[Start of Source material]
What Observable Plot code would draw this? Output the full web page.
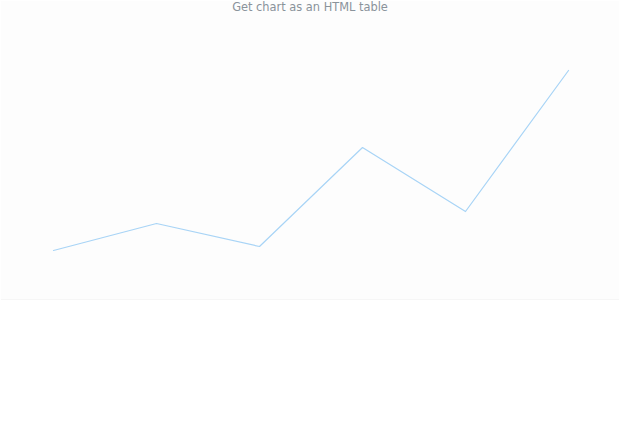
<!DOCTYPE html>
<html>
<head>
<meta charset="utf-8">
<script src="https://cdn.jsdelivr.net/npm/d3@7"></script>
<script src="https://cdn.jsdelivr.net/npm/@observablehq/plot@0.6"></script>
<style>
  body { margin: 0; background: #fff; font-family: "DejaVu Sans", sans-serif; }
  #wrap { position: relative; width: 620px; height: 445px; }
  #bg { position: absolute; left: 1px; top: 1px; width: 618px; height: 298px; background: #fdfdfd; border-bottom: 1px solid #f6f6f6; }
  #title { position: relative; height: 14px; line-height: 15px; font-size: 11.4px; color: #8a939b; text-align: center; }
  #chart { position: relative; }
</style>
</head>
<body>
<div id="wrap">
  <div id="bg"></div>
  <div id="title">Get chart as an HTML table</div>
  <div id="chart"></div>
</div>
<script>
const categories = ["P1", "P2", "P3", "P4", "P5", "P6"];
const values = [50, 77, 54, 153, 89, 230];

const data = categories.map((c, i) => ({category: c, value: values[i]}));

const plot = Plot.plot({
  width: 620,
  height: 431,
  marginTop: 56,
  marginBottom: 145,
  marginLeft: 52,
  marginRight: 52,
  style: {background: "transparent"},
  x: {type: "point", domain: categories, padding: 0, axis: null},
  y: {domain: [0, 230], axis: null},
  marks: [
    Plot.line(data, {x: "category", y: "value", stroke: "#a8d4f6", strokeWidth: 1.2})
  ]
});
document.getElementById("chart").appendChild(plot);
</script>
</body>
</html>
[End of Source material]
[Start of Source material]
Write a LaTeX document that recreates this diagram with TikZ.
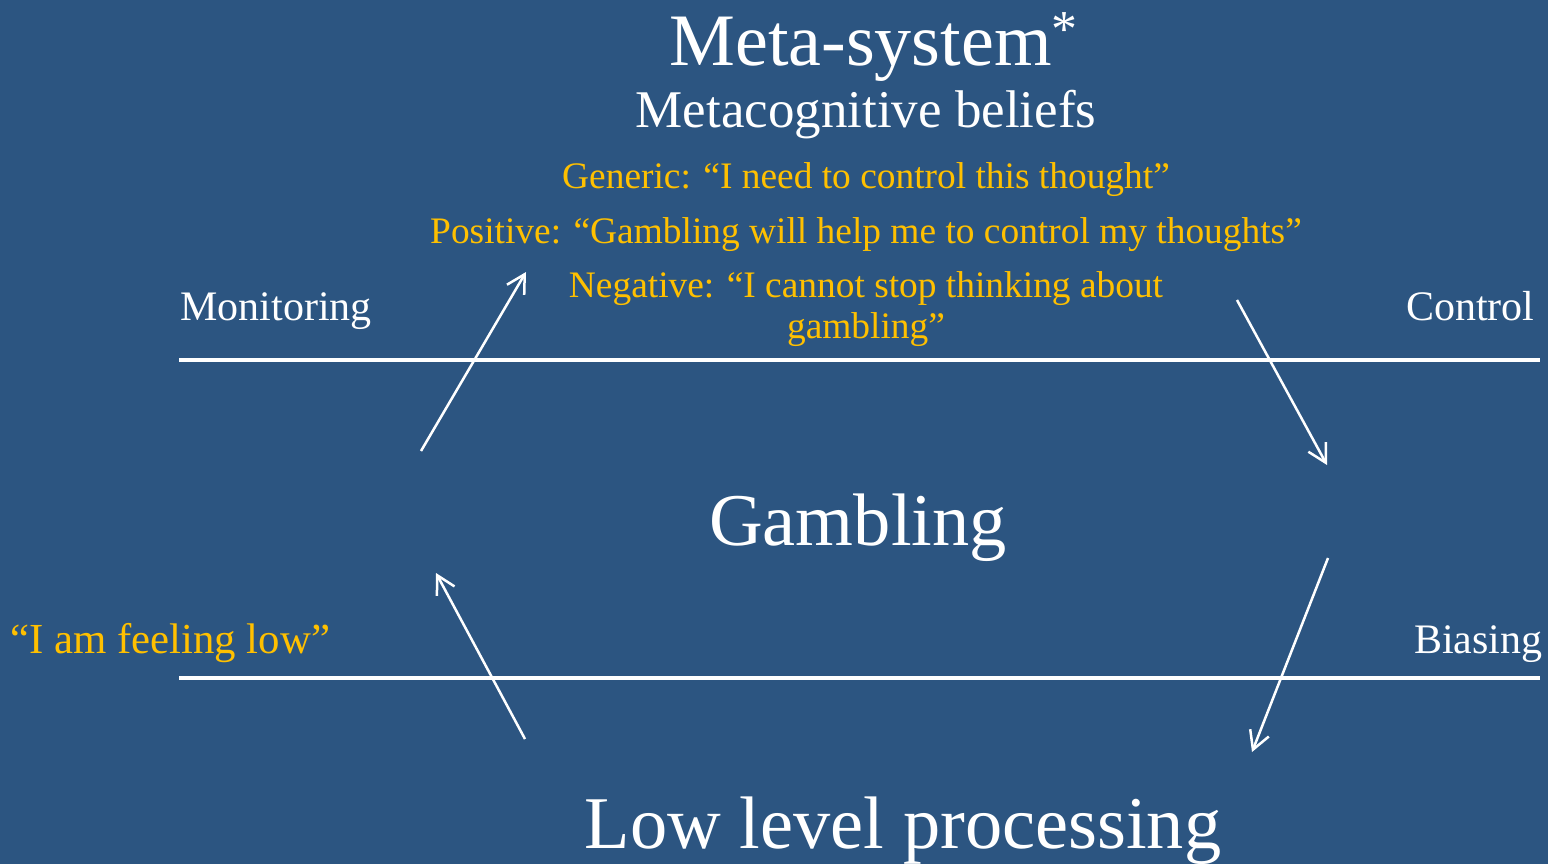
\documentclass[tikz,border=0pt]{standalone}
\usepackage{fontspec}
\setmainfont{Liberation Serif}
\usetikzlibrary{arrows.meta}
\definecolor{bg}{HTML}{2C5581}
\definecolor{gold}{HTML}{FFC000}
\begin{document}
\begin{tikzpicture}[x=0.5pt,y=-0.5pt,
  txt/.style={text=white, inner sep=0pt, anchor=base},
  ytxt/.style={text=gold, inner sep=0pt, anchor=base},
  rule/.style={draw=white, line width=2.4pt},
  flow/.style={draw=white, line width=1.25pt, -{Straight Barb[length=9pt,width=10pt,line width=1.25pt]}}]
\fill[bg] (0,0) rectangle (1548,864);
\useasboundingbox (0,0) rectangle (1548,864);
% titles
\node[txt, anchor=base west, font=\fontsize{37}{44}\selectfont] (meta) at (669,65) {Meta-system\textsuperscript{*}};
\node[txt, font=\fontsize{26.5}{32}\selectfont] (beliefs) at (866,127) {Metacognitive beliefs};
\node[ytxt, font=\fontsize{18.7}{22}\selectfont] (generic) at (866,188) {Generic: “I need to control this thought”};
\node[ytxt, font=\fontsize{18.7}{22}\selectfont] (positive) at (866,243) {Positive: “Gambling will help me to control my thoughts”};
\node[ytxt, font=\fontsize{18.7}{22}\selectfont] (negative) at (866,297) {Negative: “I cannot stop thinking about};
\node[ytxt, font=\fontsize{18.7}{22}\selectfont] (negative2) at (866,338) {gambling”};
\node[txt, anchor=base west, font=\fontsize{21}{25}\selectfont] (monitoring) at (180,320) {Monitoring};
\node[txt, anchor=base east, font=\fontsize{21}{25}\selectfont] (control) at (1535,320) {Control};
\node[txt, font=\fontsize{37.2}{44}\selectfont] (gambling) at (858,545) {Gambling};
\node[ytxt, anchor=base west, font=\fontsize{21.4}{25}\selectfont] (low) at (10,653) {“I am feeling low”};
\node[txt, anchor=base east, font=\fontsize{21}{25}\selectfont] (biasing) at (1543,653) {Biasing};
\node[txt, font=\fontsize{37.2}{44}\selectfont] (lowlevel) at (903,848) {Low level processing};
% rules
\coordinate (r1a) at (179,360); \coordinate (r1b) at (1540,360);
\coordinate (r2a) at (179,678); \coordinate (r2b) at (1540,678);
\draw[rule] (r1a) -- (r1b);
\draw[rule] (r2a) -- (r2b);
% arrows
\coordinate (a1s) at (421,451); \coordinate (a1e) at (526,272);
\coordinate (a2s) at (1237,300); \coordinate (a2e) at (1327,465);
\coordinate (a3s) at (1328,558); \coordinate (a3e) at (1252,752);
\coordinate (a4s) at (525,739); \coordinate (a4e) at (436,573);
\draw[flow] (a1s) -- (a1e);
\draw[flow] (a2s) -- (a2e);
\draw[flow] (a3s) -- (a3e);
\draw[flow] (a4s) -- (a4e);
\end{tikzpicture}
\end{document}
[End of Source material]
[Start of Source material]
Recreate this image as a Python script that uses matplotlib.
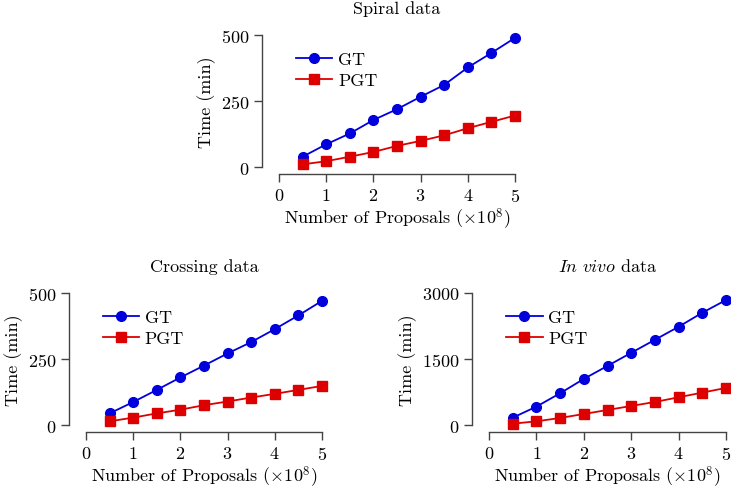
[End of Source material]
• _What to work on_
Go to the line that contains "What Observable Plot" and copy from there down to the line that contains "const data = categories.map((c, i)", with both lines included. Pass over the pictures.

• _Exercise answer_
What Observable Plot code would draw this? Output the full web page.
<!DOCTYPE html>
<html>
<head>
<meta charset="utf-8">
<script src="https://cdn.jsdelivr.net/npm/d3@7"></script>
<script src="https://cdn.jsdelivr.net/npm/@observablehq/plot@0.6"></script>
<style>
  body { margin: 0; background: #fff; font-family: "DejaVu Sans", sans-serif; }
  #wrap { position: relative; width: 620px; height: 445px; }
  #bg { position: absolute; left: 1px; top: 1px; width: 618px; height: 298px; background: #fdfdfd; border-bottom: 1px solid #f6f6f6; }
  #title { position: relative; height: 14px; line-height: 15px; font-size: 11.4px; color: #8a939b; text-align: center; }
  #chart { position: relative; }
</style>
</head>
<body>
<div id="wrap">
  <div id="bg"></div>
  <div id="title">Get chart as an HTML table</div>
  <div id="chart"></div>
</div>
<script>
const categories = ["P1", "P2", "P3", "P4", "P5", "P6"];
const values = [50, 77, 54, 153, 89, 230];

const data = categories.map((c, i) => ({category: c, value: values[i]}));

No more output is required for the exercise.